Nun halte ich mich weder für fettleibig noch kriege ich hysterische Angstzustände in beengten Räumen, als jedoch 7B die Sitzlehne zurückklappt, um sich einem kleinen Nickerchen, das sich als fünfstündiger Tiefschlaf entpuppt, hinzugeben, kann ich mich dem Aufkommen eines gewissen klaustrophobischen Angstzustandes nicht entziehen. Es folgt der Griff zu den Rescue Kaubonbons, und das nicht nur um durch stetige Bewegung der Mundmuskulatur den Ohrendruck auszugleichen. Mit einer Überdosis an Bachblüten und keinerlei Sichtkontakt mit Steward bzw. dreieckigem Salatschüsserl, schwebe ich nach fünf Stunden Flugzeit nicht nur physisch über den Wolken.

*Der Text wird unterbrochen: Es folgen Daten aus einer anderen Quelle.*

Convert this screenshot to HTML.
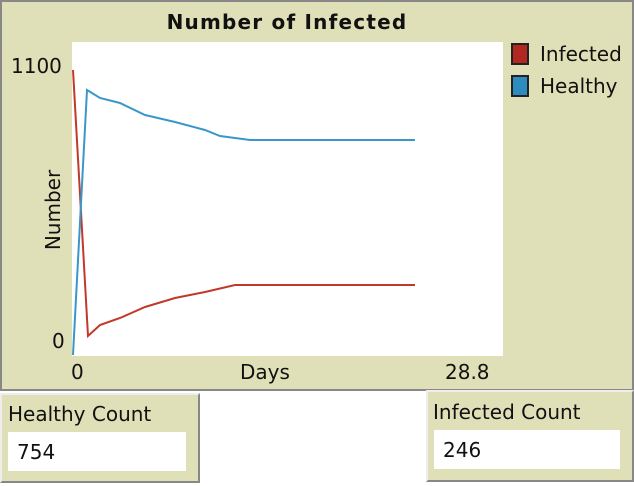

Aber es ist Urlaub, und Gelassenheit ist das Credo. Also sehe ich das Ausbleiben der lukullischen Gaumenfreude als Balsam für den Leib. Aufgrund des beneidenswerten Schlafverhaltens meines Vordermannes hätte sich Salatdressing samt Dreiecksschüsserl ohnehin in meinem Ausschnitt wiedergefunden. Das Beiwohnen einer durchaus regen Konversation in einer mir völlig unbekannten indogermanischen Sprache als Balsam für den Geist. Weiß ich doch jetzt immerhin was Speibsackerl auf Tschechisch heißt.